The rock referred to in the psalm is the one Moses struck to release the waters. It is a contentious episode where the Israelites test God and Moses wavers in his faith.

These are the waters of Meribah,
where the children of Israel contended against the Lord,
and where the LORD’s sanctity was revealed among them.

Numbers 20:13

On the other hand, the rock in our Gospel passage refers to the strength and stability Peter receives and which will endure through the ages.

And so I say to you, you are Peter,
and upon this rock I will build my Church,
and the gates of the netherworld shall not prevail against it.

Matthew 16:18
Latin inscription on dome of St. Peter’s Basilica in Rome – ” Tu es Petrus — You are Peter and upon this rock…”

So the “rock”, like any symbol, takes its meaning and relevance from the circumstances which surround it. 

This is true as well  for the “rocks” we meet in our own lives. Some are sources of strength, some nearly insurmountable obstacles.  Some are a test, some a consolation.

Praying with today’s psalm and other readings, we might take the time to reflect on our current or past “rocks”. 

May we realize and gratefully remember how God gives life-giving water even from these seemingly unyielding sources.


Poetry: Sorrow – Renee Yann, RSM

You must be alone
    with sorrow
    before you can leave it,
    or it will crush you
    like a black, heavy rock.

    You must drive into
    the hollow of its face,
    under the ledges
    it projects against you.
    Feel its cold granite
    pressed to your grain.

    In time,
    it will allow your turning
    to rest your back
    within its curve.

    Only then,
    you will be free to leave it,
    walking lightly once again
    on yielding earth.

    When you return, it will be freely,
    on a pilgrimage,
    to touch the name you carved once
    with the anguish of your heart.

Music: Rock of Ages

“Rock of Ages” is a popular Christian hymn written by the Reformed Anglican minister, the Reverend Augustus Toplady, in 1763 and first published in The Gospel Magazine in 1775.
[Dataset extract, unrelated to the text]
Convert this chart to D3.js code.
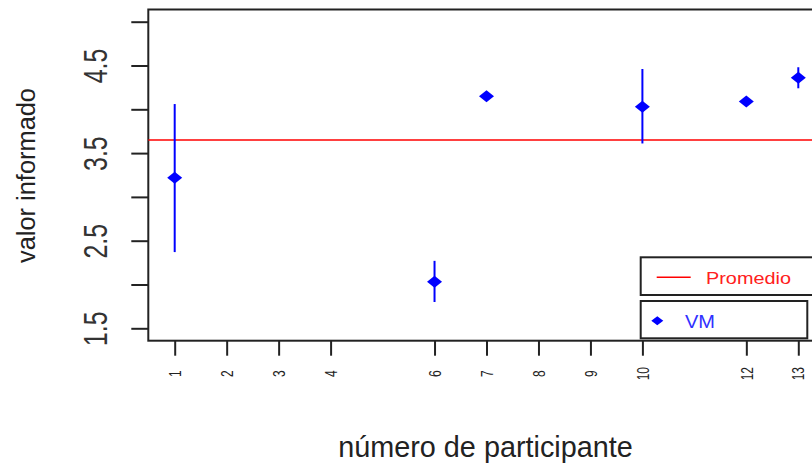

Traditionally, it is held that Toplady drew his inspiration from an incident in the gorge of Burrington Combe in the Mendip Hills in England. Toplady, a preacher in the nearby village of Blagdon, was traveling along the gorge when he was caught in a storm. Finding shelter in a gap in the gorge, he was struck by the title and scribbled down the initial lyrics. The fissure that is believed to have sheltered Toplady (51.3254°N 2.7532°W) is now marked as the “Rock of Ages”, both on the rock itself and on some maps.